Il Cavaliere zittisce i fischiatori: «Così mi convincete a restare»

Cinisello Balsamo (Milano)Comizio in piazza Gramsci, nella ex Leningrado d’Italia, alla vigilia del ballottaggio che può spazzare via la sinistra anche dalla Provincia di Milano. Silvio Berlusconi sceglie la più difficile delle arene per mostrare ancora una volta che la migliore difesa è l’attacco.
Partono fischi e contestazioni. Il premier dal palco li copre alzando la voce nel microfono: «È inutile che speriate di buttare giù il governo e la maggioranza con trame giudiziarie e attacchi mediatici. Più continuate a fare così e più mi convincete a restare. Siete dei poveri comunisti, mi fate pena, mi fate disgusto!». Punta l’indice, fa le corna, allarga le braccia, porta le mani sulla bocca. Li accusa di essere totalmente incapaci: «Non capiscono niente di psicologia, potrei anche stancarmi e andarmene a casa, ma finché continuano così resterò al mio posto!».

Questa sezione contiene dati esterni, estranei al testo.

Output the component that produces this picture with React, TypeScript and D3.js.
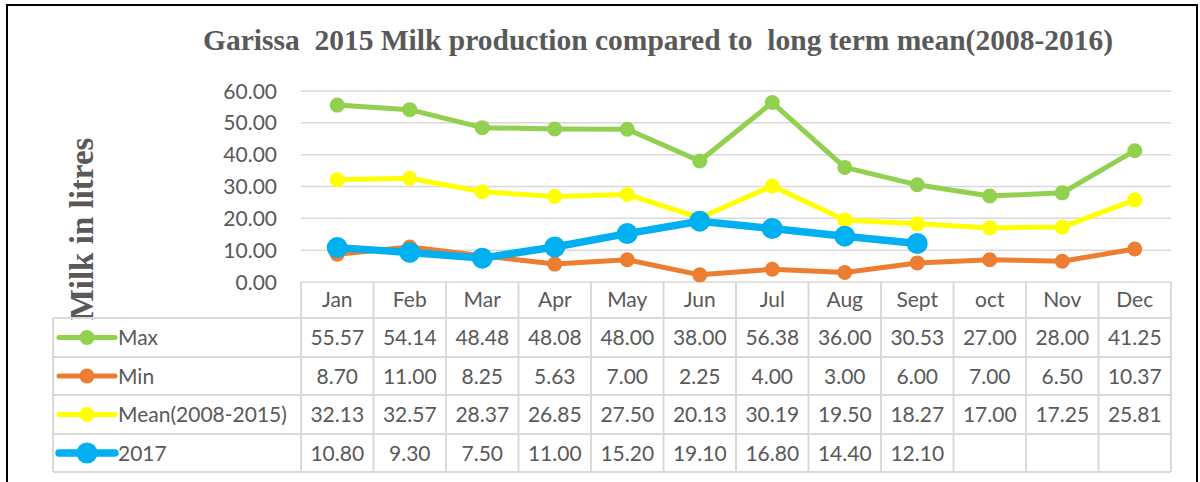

Piazza pienissima nonostante le minacce di pioggia, ai lati si agita un gruppetto di contestatori armati di fischietto verde. Megafoni, cartelli con su scritto «io sono pulito». Urlano: «Dimettiti! dimettiti!». Berlusconi sembra una pila che si carica di energia negativa per rispedirla al mittente: «Vergogna! Vergogna! Sono puri odiatori e invidiatori! Tra noi e loro c’è una differenza antropologica, noi non saremmo mai andati a disturbare un incontro dei nostri avversari, perché noi siamo uomini democratici e di libertà!». E invece: «Qui c’è qualcuno che è all’asilo della democrazia e della libertà. Siete analfabeti della libertà! Tornatevene a casa».
La folla batte le mani, lo incoraggia, gli fa gli echi. Lui alterna pacate analisi politiche a momenti in cui si scatena, come quando parla degli aiuti ai terremotati dell’Abruzzo: «Io non mi indigno mai ma questa settimana mi sono davvero indignato. Dopo che il governo all’Aquila si è impegnato a dare a tutti un tetto entro novembre, hanno organizzato una manifestazione di protesta». L’analisi è impietosa: «Strumentalizzate la paura, la speranza, i morti! Non avete dignità, non sapete che cosa sia la libertà, la democrazia, mi fate pena». Diventa sarcastico: «Sono incazzati dal mattino, perché quando arrivano davanti allo specchio vedono la loro faccia».
Poi l’arrabbiatura si stempera nel calcio: «Per me è una religione laica, parleremo del Milan e di Kakà e anche dell’Inter, ma con toni civili. Parleremo senza odio perché noi sappiamo che cosa sia il rispetto». Arriva una delle sue barzellette. «Silvio Berlusconi muore e va all’inferno, perché all’inferno leggono Repubblica e l’Unità» e giù risate.

Ma da imprenditore riesce a proporre riorganizzazioni dei gironi che gli consentono di arrivare in paradiso. Anche lì, propone un restyling. «Dice il Padreterno: “Sì, questa spa mi va bene, non capisco solo una cosa: perché io dovrei essere vicepresidente?”». Dal cielo arrivano le prime gocce, dalla piazza ancora applausi.